No, it doesn't. Herv?Caen became top dog of Interplay and he decided to focus on the console market rather than the PC market and cancelled Fallout Van Buren in order to focus resources and budget on Fallout: Brotherhood Of Steel. FBOS is so bad that it isn't even considered a Fallout game by just about every single fan out there as well as Bethesda because of how much it contradicted with Fallout's design and previously established lore. It didn't help that the game was a failure on its own merits either. So guess what happened? It tanked. And because of that and other poor management decisions Black Isle was shut down and Interplay never really recovered as a game studio.
It didn't have anything at all to do about Fallout itself. It had to do with poor management. Cancelling a sequel to a series with a lot of support of its fan-base which was quite far into development in order to create a completely new spin-off for the series that went completely against what that fan-base wanted out of Fallout just so that Interplay could weasel its way into the console market is poor management.
As to why Bethesda managed to do what Interplay couldn't, considering that Fallout 3 is not what the original fan-base wanted out of a Fallout game and is a game targeted towards a console audience, is because they had their own fan-base to cater to. They created a game they knew would sell by using the development techniques that worked for Oblivion. They also had better marketing and quite frankly Fallout 3 is a fun game (on its own merits) and while it changes a lot of mechanics and isn't exactly too respectful of the lore it didn't mess up as badly as FBOS did.
If the old Fallout's were doomed to fail because times where changing then there wouldn't be any turn-based isometric cRPG's developed in this time and age. But guess what? There are. X-COM, Wasteland, Torment, Divinity Original Sin, Underrail, Expeditions Conquistador, Shadowrun Returns, Dead State. You know why they stopped being developed back in the day? Because the publishers didn't think they'd sell. Now that developers have other means of getting funding they are creating the kind of games they always wanted to create since they don't have to rely on publishers backing them. And some of them were even able to persuade publishers to give them a shot at creating something more old-school, such as X-COM.
Do you really think that if they had had this kind of funding method back then that they would not have used it to create cRPG's like they wanted to?
Fallout was not the problem, it has never been the problem.
Herv?Caen's management decisions was the problem.

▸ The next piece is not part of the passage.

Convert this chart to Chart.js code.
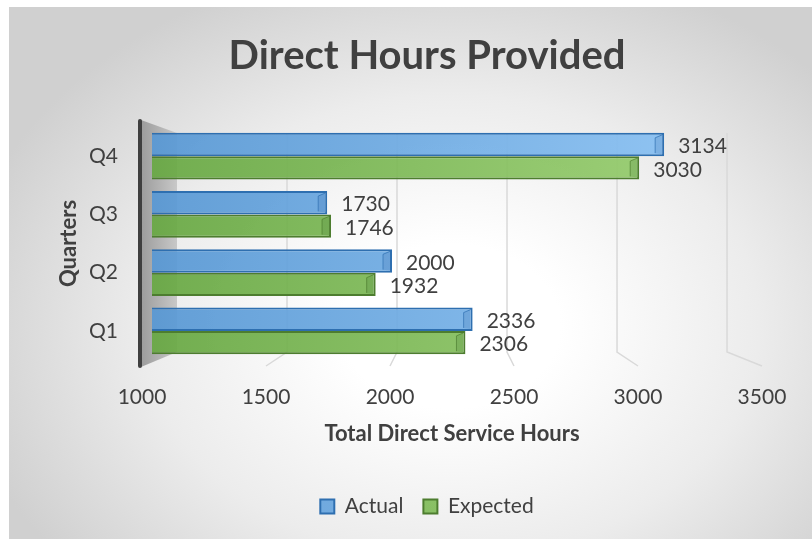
<!DOCTYPE html>
<html>
<head>
<meta charset="utf-8">
<script src="https://cdn.jsdelivr.net/npm/chart.js@4/dist/chart.umd.min.js"></script>
<style>
html, body { margin: 0; padding: 0; background: #ffffff; width: 812px; height: 539px; overflow: hidden; }
#bg { position: absolute; left: 9px; top: 7px; width: 803px; height: 532px;
  background: radial-gradient(ellipse 62% 70% at 55% 60%, #ffffff 0%, #ffffff 22%, #ececec 62%, #d0d0d0 100%); }
#c { position: absolute; left: 0; top: 0; }
</style>
</head>
<body>
<div id="bg"></div>
<canvas id="c" width="812" height="539"></canvas>
<script>
// ---- data ----
const categories = ['Q1', 'Q2', 'Q3', 'Q4'];
const actualHours = [2336, 2000, 1730, 3134];
const expectedHours = [2306, 1932, 1746, 3030];
const xTickValues = [1000, 1500, 2000, 2500, 3000, 3500];
const seriesNames = ['Actual', 'Expected'];
const chartTitle = 'Direct Hours Provided';
const xTitle = 'Total Direct Service Hours';
const yTitle = 'Quarters';

// ---- styles ----
const FONT = "Lato, 'Open Sans', sans-serif";
const TXT = '#404040';
const BLUE = { fill0: 'rgba(88,152,212,0.93)', fill1: 'rgba(142,197,246,0.93)', border: '#2e6fb0', solid: '#5b9bd5', cap: 'rgba(20,70,140,0.14)' };
const GREEN = { fill0: 'rgba(104,168,67,0.93)', fill1: 'rgba(157,210,116,0.93)', border: '#4d7d2f', solid: '#70ad47', cap: 'rgba(30,80,20,0.14)' };

function grad(c) {
  return (ctx) => {
    const ch = ctx.chart, a = ch.chartArea;
    if (!a || ctx.type !== 'data') return c.solid;
    const g = ch.ctx.createLinearGradient(a.left, 0, a.right, 0);
    g.addColorStop(0, c.fill0);
    g.addColorStop(1, c.fill1);
    return g;
  };
}

const decor = {
  id: 'decor',
  beforeDatasetsDraw(chart) {
    const { ctx, chartArea: a, scales: { x } } = chart;
    const L = a.left;
    const back = v => L + 25 + (x.getPixelForValue(v) - L) * 0.9167;
    const front = v => L - 10 + (x.getPixelForValue(v) - L) * 1.0333;
    ctx.save();
    // left side wall
    const wg = ctx.createLinearGradient(L - 11, 0, L + 25, 0);
    wg.addColorStop(0, '#9c9c9c');
    wg.addColorStop(1, '#c8c8c8');
    ctx.fillStyle = wg;
    ctx.beginPath();
    ctx.moveTo(L - 11, a.top - 7);
    ctx.lineTo(L + 25, a.top + 6);
    ctx.lineTo(L + 25, a.bottom - 8);
    ctx.lineTo(L - 11, a.bottom + 7);
    ctx.closePath();
    ctx.fill();
    // back-wall gridlines with floor segments
    ctx.strokeStyle = '#d9d9d9';
    ctx.lineWidth = 1.5;
    xTickValues.slice(1).forEach(v => {
      ctx.beginPath();
      ctx.moveTo(back(v), a.top + 6);
      ctx.lineTo(back(v), a.bottom - 8);
      ctx.lineTo(front(v), a.bottom + 6);
      ctx.stroke();
    });
    // dark vertical axis line
    ctx.strokeStyle = '#3f3f3f';
    ctx.lineWidth = 4;
    ctx.lineCap = 'round';
    ctx.beginPath();
    ctx.moveTo(L - 12, a.top - 6);
    ctx.lineTo(L - 12, a.bottom + 6);
    ctx.stroke();
    ctx.restore();
  },
  afterDatasetsDraw(chart) {
    const { ctx } = chart;
    ctx.save();
    chart.data.datasets.forEach((ds, di) => {
      const meta = chart.getDatasetMeta(di);
      const col = di === 0 ? BLUE : GREEN;
      meta.data.forEach((bar, i) => {
        const p = bar.getProps(['x', 'y', 'height'], true);
        const top = p.y - p.height / 2, bot = p.y + p.height / 2;
        // end-cap bevel
        ctx.fillStyle = col.cap;
        ctx.beginPath();
        ctx.moveTo(p.x - 9, top + 5);
        ctx.lineTo(p.x - 2, top + 2);
        ctx.lineTo(p.x - 2, bot - 2);
        ctx.lineTo(p.x - 9, bot - 3);
        ctx.closePath();
        ctx.fill();
        ctx.strokeStyle = col.border;
        ctx.globalAlpha = 0.7;
        ctx.lineWidth = 1;
        ctx.beginPath();
        ctx.moveTo(p.x - 2, top + 2);
        ctx.lineTo(p.x - 9, top + 5);
        ctx.lineTo(p.x - 9, bot - 3);
        ctx.stroke();
        ctx.globalAlpha = 1;
        // data label
        ctx.fillStyle = TXT;
        ctx.font = '21px ' + FONT;
        ctx.textAlign = 'left';
        ctx.textBaseline = 'middle';
        ctx.fillText(String(ds.data[i]), p.x + 14, p.y + 2);
      });
    });
    ctx.restore();
  },
  afterDraw(chart) {
    const { ctx, chartArea: a, scales: { x } } = chart;
    const L = a.left;
    const front = v => L - 10 + (x.getPixelForValue(v) - L) * 1.0333;
    ctx.save();
    ctx.fillStyle = TXT;
    ctx.font = '21px ' + FONT;
    ctx.textAlign = 'center';
    ctx.textBaseline = 'middle';
    xTickValues.forEach(v => ctx.fillText(String(v), front(v), a.bottom + 37));
    ctx.restore();
  }
};

new Chart(document.getElementById('c'), {
  type: 'bar',
  data: {
    labels: categories,
    datasets: [
      { label: seriesNames[0], data: actualHours, backgroundColor: grad(BLUE), borderColor: BLUE.border,
        borderWidth: 2, borderSkipped: false, categoryPercentage: 0.8, barPercentage: 1.0 },
      { label: seriesNames[1], data: expectedHours, backgroundColor: grad(GREEN), borderColor: GREEN.border,
        borderWidth: 2, borderSkipped: false, categoryPercentage: 0.8, barPercentage: 1.0 }
    ]
  },
  options: {
    indexAxis: 'y',
    responsive: false,
    animation: false,
    devicePixelRatio: 1,
    layout: { padding: { left: 42, right: 0, top: 0, bottom: 12 } },
    plugins: {
      title: { display: true, text: chartTitle, color: TXT,
        font: { family: FONT, size: 40, weight: 'bold' }, padding: { top: 32, bottom: 47 } },
      legend: { position: 'bottom',
        labels: { color: TXT, font: { family: FONT, size: 21 }, boxWidth: 14, boxHeight: 14, padding: 20 } },
      tooltip: { enabled: false }
    },
    scales: {
      x: {
        type: 'linear', min: 1000, max: 3500,
        ticks: { display: false, stepSize: 500 },
        grid: { display: false }, border: { display: false },
        title: { display: true, text: xTitle, color: TXT,
          font: { family: FONT, size: 22, weight: 'bold' }, padding: { top: 0, bottom: 28.8 } },
        afterFit: s => { s.height = 116; s.paddingRight = 60; s.paddingLeft = 0; }
      },
      y: {
        reverse: true,
        grid: { display: false, drawTicks: false }, border: { display: false },
        ticks: { color: TXT, font: { family: FONT, size: 21 }, padding: 34 },
        title: { display: true, text: yTitle, color: TXT,
          font: { family: FONT, size: 22, weight: 'bold' }, padding: { top: 13.8, bottom: 0 } },
        afterFit: s => { s.width = 110; }
      }
    }
  },
  plugins: [decor]
});
</script>
</body>
</html>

Well, personally I just don't want a "giant" sandbox map because no matter what Bethesda does they have to scale everything down and I'd much more prefer a map node system where there are about a dozen to 20 different maps that are the size of the DLC maps. Cities would be designed like The Pitt (though change the Steelyard area into a civlized area) and exploration areas would be designed like Zion or Point Lookout. And then there'd be about 50+ locations you can find on the overworld map that are like Satellite Array Station, a small outdoor area which leads you into a dungeon. The rest of the gameplay can stay largely the same (first person, real time, shooter-esque), I just don't think a "giant" (it's not that giant...) sandbox map does Fallout justice.